D’autres pistes sont aussi explorées, comme la création d’un dispositif comparable à l’AOC et qui assurerait que « le procédé de fabrication respecte un cahier des charges bien précis ». De cette manière, les clients identifieraient rapidement un produit de qualité, ce qui pourrait faire la différence lors d’un achat.
Conclusion
L’étude menée par le CREDOC est ambitieuse et riche d’enseignements. Surtout, différentes recommandations sont émises, que ce soit à destination des revendeurs, des fabricants, des organisations professionnelles ou des pouvoirs publics. Nous vous encourageons d’ailleurs à lire l’évaluation dans son ensemble (en version courte ou en version longue).
Malgré tout, l’étude présente certainement des limites. L’équipe éditoriale d’Audiofanzine avait répondu au questionnaire en ligne, et plusieurs points nous avaient semblé mal traités. Il est aussi dommage que les mandants et consultants liés à l’étude ne présentent pas un profil plus divers encore. Par exemple, des représentants d’un magasin comme Woodbrass, premier magasin français, auraient pu être de bons interlocuteurs.
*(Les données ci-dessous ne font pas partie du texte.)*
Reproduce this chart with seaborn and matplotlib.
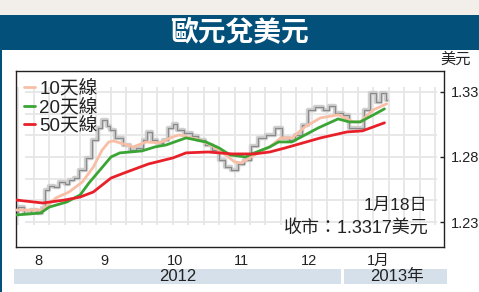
import matplotlib
matplotlib.use("Agg")
import matplotlib.pyplot as plt
import matplotlib.dates as mdates
from matplotlib.patches import Rectangle
from matplotlib.ticker import NullFormatter, FixedLocator, FixedFormatter
import seaborn as sns
import pandas as pd

# ---------------- data ----------------
price_dates = ["2012-08-05","2012-08-07","2012-08-10","2012-08-13","2012-08-16","2012-08-17","2012-08-19",
               "2012-08-21","2012-08-23","2012-08-26","2012-08-28","2012-08-30","2012-09-01","2012-09-04",
               "2012-09-07","2012-09-10","2012-09-12","2012-09-14","2012-09-16","2012-09-17","2012-09-21",
               "2012-09-24","2012-09-27","2012-09-30","2012-10-03","2012-10-04","2012-10-07","2012-10-09",
               "2012-10-12","2012-10-14","2012-10-16","2012-10-18","2012-10-22","2012-10-25","2012-10-28",
               "2012-10-31","2012-11-04","2012-11-06","2012-11-09","2012-11-12","2012-11-15","2012-11-18",
               "2012-11-21","2012-11-24","2012-11-29","2012-12-02","2012-12-05","2012-12-08","2012-12-11",
               "2012-12-14","2012-12-17","2012-12-20","2012-12-24","2012-12-26","2012-12-29","2013-01-02",
               "2013-01-04","2013-01-08","2013-01-11","2013-01-14","2013-01-16","2013-01-19","2013-01-20"]
price_vals = [1.2377,1.2415,1.2369,1.2392,1.2369,1.2408,1.2546,1.2577,1.2569,1.2608,1.2592,1.2623,1.2638,
              1.2700,1.2792,1.2931,1.3023,1.3085,1.3038,1.3008,1.2946,1.2892,1.2854,1.2869,1.2931,1.2992,
              1.2931,1.2908,1.2931,1.3023,1.3054,1.3008,1.2985,1.2962,1.2931,1.2892,1.2854,1.2777,1.2723,
              1.2700,1.2746,1.2777,1.2885,1.2946,1.2969,1.3023,1.2946,1.2931,1.2969,1.3046,1.3162,1.3185,
              1.3162,1.3192,1.3138,1.3123,1.3023,1.3023,1.3162,1.3292,1.3223,1.3292,1.3238]

ma10_dates = ["2012-08-05","2012-08-17","2012-08-23","2012-08-29","2012-09-04","2012-09-09","2012-09-13",
              "2012-09-16","2012-09-18","2012-09-21","2012-09-27","2012-10-03","2012-10-09","2012-10-15",
              "2012-10-18","2012-10-27","2012-11-02","2012-11-08","2012-11-12","2012-11-15","2012-11-21",
              "2012-11-28","2012-12-03","2012-12-08","2012-12-14","2012-12-21","2012-12-29","2013-01-05",
              "2013-01-08","2013-01-14","2013-01-20"]
ma10_vals = [1.2392,1.2392,1.2485,1.2531,1.2608,1.2723,1.2854,1.2915,1.2923,1.2908,1.2877,1.2915,1.2908,
             1.2954,1.2969,1.2931,1.2885,1.2815,1.2762,1.2754,1.2815,1.2877,1.2946,1.2946,1.3031,1.3100,
             1.3123,1.3069,1.3069,1.3162,1.3208]

ma20_dates = ["2012-08-05","2012-08-16","2012-08-20","2012-08-28","2012-09-03","2012-09-07","2012-09-12",
              "2012-09-17","2012-09-21","2012-10-01","2012-10-07","2012-10-12","2012-10-21","2012-10-30",
              "2012-11-05","2012-11-10","2012-11-17","2012-11-21","2012-11-28","2012-12-02","2012-12-08",
              "2012-12-20","2012-12-29","2013-01-03","2013-01-08","2013-01-14","2013-01-19"]
ma20_vals = [1.2354,1.2369,1.2415,1.2454,1.2508,1.2600,1.2700,1.2800,1.2831,1.2846,1.2877,1.2892,1.2946,
             1.2915,1.2869,1.2815,1.2800,1.2831,1.2877,1.2915,1.2915,1.3023,1.3092,1.3069,1.3069,1.3123,1.3169]

ma50_dates = ["2012-08-05","2012-08-17","2012-08-27","2012-09-03","2012-09-09","2012-09-17","2012-09-23",
              "2012-10-04","2012-10-15","2012-10-21","2012-10-31","2012-11-11","2012-11-21","2012-11-28",
              "2012-12-05","2012-12-21","2013-01-02","2013-01-09","2013-01-19"]
ma50_vals = [1.2469,1.2446,1.2469,1.2492,1.2531,1.2638,1.2677,1.2746,1.2792,1.2831,1.2838,1.2823,1.2823,
             1.2838,1.2869,1.2946,1.2992,1.3000,1.3062]

series_labels = ["10天線", "20天線", "50天線"]
month_label_dates = ["2012-08-15", "2012-09-14", "2012-10-16", "2012-11-15", "2012-12-16", "2013-01-16"]
month_labels = ["8", "9", "10", "11", "12", "1月"]
y_ticks = [1.23, 1.28, 1.33]
title = "歐元兌美元"
unit = "美元"
note_date = "1月18日"
note_close = "收市：1.3317美元"
years = ["2012", "2013年"]

# ---------------- style ----------------
sns.set_style("white")
plt.rcParams['font.family'] = ['Liberation Sans', 'Noto Sans CJK TC', 'DejaVu Sans']
TXT = '#222222'

fig = plt.figure(figsize=(4.79, 2.92), dpi=100)
fig.patch.set_facecolor('white')

# header bands
fig.add_artist(Rectangle((0, 277/292), 1, 15/292, transform=fig.transFigure,
                         facecolor='#f2efea', edgecolor='none', zorder=0))
fig.add_artist(Rectangle((0, 242/292), 1, 35/292, transform=fig.transFigure,
                         facecolor='#03507a', edgecolor='none', zorder=0))
fig.add_artist(Rectangle((0, 0), 2/479, 242/292, transform=fig.transFigure,
                         facecolor='#03507a', edgecolor='none', zorder=0))
fig.text(0.5, 259.5/292, title, color='white', fontsize=20, fontweight='bold',
         family=['Noto Sans CJK TC'], ha='center', va='center')

ax = fig.add_axes([16/479, 45/292, 428/479, 176/292])

x0 = pd.Timestamp("2012-08-01") + pd.Timedelta(days=3.9)
x1 = pd.Timestamp("2012-08-01") + pd.Timedelta(days=198)

# faint background grid (weekly / horizontal)
mondays = pd.date_range("2012-08-06", "2013-02-11", freq="7D")
ax.vlines(mondays, 1.2275, 1.334, color='#e6e6e6', lw=1.3, zorder=0)
hvals = [1.33 - k * 0.05 / 3 for k in range(7)]
ax.hlines(hvals, pd.Timestamp("2012-08-09"), pd.Timestamp("2013-02-12"), color='#e6e6e6', lw=1.3, zorder=0)

# price line (blurred candle look)
pdates = pd.to_datetime(price_dates)
sns.lineplot(x=pdates, y=price_vals, ax=ax, color='#cfcfcf', lw=3.2, drawstyle='steps-mid', zorder=2)
sns.lineplot(x=pdates, y=price_vals, ax=ax, color='#8a8a8a', lw=0.9, drawstyle='steps-mid', zorder=2)

colors = ['#f8bfa6', '#3aa535', '#e8202a']
sns.lineplot(x=pd.to_datetime(ma10_dates), y=ma10_vals, ax=ax, color=colors[0], lw=2, label=series_labels[0], zorder=3)
sns.lineplot(x=pd.to_datetime(ma20_dates), y=ma20_vals, ax=ax, color=colors[1], lw=2, label=series_labels[1], zorder=4)
sns.lineplot(x=pd.to_datetime(ma50_dates), y=ma50_vals, ax=ax, color=colors[2], lw=2, label=series_labels[2], zorder=5)

ax.set_xlim(x0, x1)
ax.set_ylim(1.2108, 1.346)
ax.set_xlabel("")
ax.set_ylabel("")

leg = ax.legend(loc='upper left', bbox_to_anchor=(0.0, 0.99), frameon=False, fontsize=13.5,
                handlelength=0.6, handletextpad=0.25, labelspacing=0.05, borderpad=0.2, borderaxespad=0.2)
for t in leg.get_texts():
    t.set_color(TXT)

# axes / ticks
for s in ax.spines.values():
    s.set_visible(True)
    s.set_color('#222222')
    s.set_linewidth(1)

ax.xaxis.set_major_locator(mdates.MonthLocator())
ax.xaxis.set_major_formatter(NullFormatter())
ax.xaxis.set_minor_locator(FixedLocator(mdates.date2num(pd.to_datetime(month_label_dates))))
ax.xaxis.set_minor_formatter(FixedFormatter(month_labels))
ax.tick_params(axis='x', which='major', direction='in', length=3, width=1, color='#222222')
ax.tick_params(axis='x', which='minor', length=0, pad=5, labelsize=10.5, labelcolor=TXT)

ax.yaxis.tick_right()
ax.set_yticks(y_ticks)
ax.set_yticklabels([f"{v:.2f}" for v in y_ticks])
ax.tick_params(axis='y', direction='in', length=3, width=1, pad=5, labelsize=10.5,
               color='#222222', labelcolor=TXT)

# annotation
ax.text(0.962, 0.239, note_date, transform=ax.transAxes, ha='right', va='center', fontsize=12.5, color=TXT)
ax.text(0.965, 0.108, note_close, transform=ax.transAxes, ha='right', va='center', fontsize=13, color=TXT)

# unit label
fig.text(456/479, (292-60)/292, unit, ha='center', va='center', fontsize=11, color=TXT)

# year band
band_y = 8/292
band_h = 15/292
fig.add_artist(Rectangle((14/479, band_y), (341-14)/479, band_h, transform=fig.transFigure,
                         facecolor='#d5e0ea', edgecolor='none'))
fig.add_artist(Rectangle((344/479, band_y), (447-344)/479, band_h, transform=fig.transFigure,
                         facecolor='#d5e0ea', edgecolor='none'))
fig.text(178/479, band_y + band_h/2, years[0], ha='center', va='center', fontsize=12, color=TXT)
fig.text(397/479, band_y + band_h/2, years[1], ha='center', va='center', fontsize=12, color=TXT)

fig.savefig("out.png", dpi=100)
Cela ne remet pas en cause la valeur de l’analyse, mais il est dommage que les transformations récentes que connait l’industrie du matériel audio ne soient pas plus abordées.
Le numérique prend de l’ampleur, les logiciels et autres contrôleurs sont omniprésents dans la musique populaire, et les musiciens seront — ou sont déjà — profondément marqués par cela. Le besoin d’innovation et l’utilisation de technologies nouvelles sont mis en avant dans l’étude, mais cet élément est très rapidement traité. La production française excelle dans certains domaines de niche, mais l’avenir est-il là ? Quels sont les instruments de demain ? Que jouerons-nous et, par extension, qu’achèterons-nous ? La notion d’instrument elle-même ne doit-elle pas évoluer ? Nous n’avons pas encore de réponses, mais nous attendons avec impatience vos réactions.